Alem had a dilemma. As he and Salim shared the Gospel in his southwest Ethiopian village, people were responding in faith. The problem? Many of them were Menja. Alem’s upbringing taught him the Menja were dirty, backward people—even animals. No one would come to a church where the Menja were involved, and Alem knew it.
So Alem avoided the Menja, his own predisposition born from centuries of cultural prejudice. But Salim, not a local and unaware of the taboo, preached widely to Menja people, who were eager to follow Jesus into God’s inclusive Kingdom.
What could be done? Perhaps we start a church but ask the Menja to stay outside and listen through the windows, Alem thought. But through the counsel of a wise mentor, the Holy Spirit convicted Alem of his sinful mindset and began transforming his heart.
Alem planted the church and invited Menja people. No one else came. But as his love for the Menja grew, he became their strongest advocate, appealing to Christians from other ethnic groups to welcome them fully into church life.
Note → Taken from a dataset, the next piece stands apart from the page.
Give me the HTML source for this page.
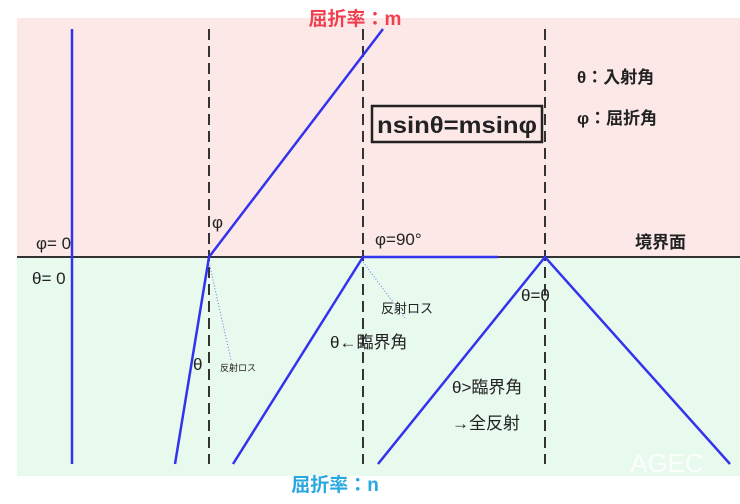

Slowly, change is coming through Alem’s advocacy and the Holy Spirit’s transforming work in the hearts of Christians in the region. Some now attend worship services with Menja people in the church Alem planted. Other churches are inviting Menja people inside their buildings for worship and including them in leadership roles. God is cultivating unity where there was once a deep divide of discrimination.
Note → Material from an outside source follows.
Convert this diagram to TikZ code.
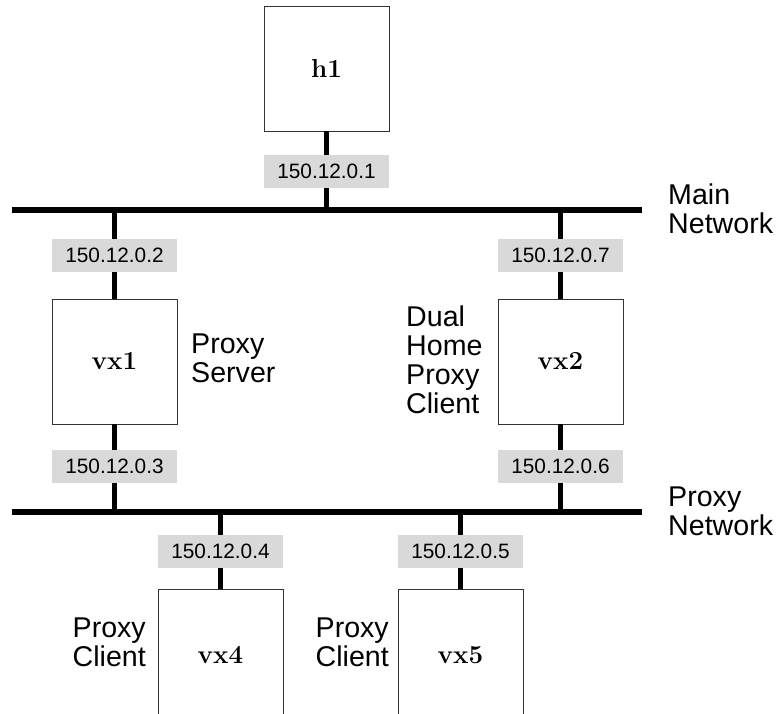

Just as sin leads people to marginalize one another, it also caused separation between humanity and God. It made us unclean and unworthy to stand in His holy presence. But in Jesus we find an advocate. The righteous Son of God pleads our case after paying with His own life the debt we owed for our disobedience. Jesus restores our relationship with God and each other. In Him we’re welcomed, included and celebrated.
Do you know of anyone who experiences exclusion today as a result of the bias of social or religious hierarchies? How will you advocate for their inclusion and dignity as God’s image bearers? Think of times you’ve felt particularly excluded or especially welcomed. What has God taught you through those experiences?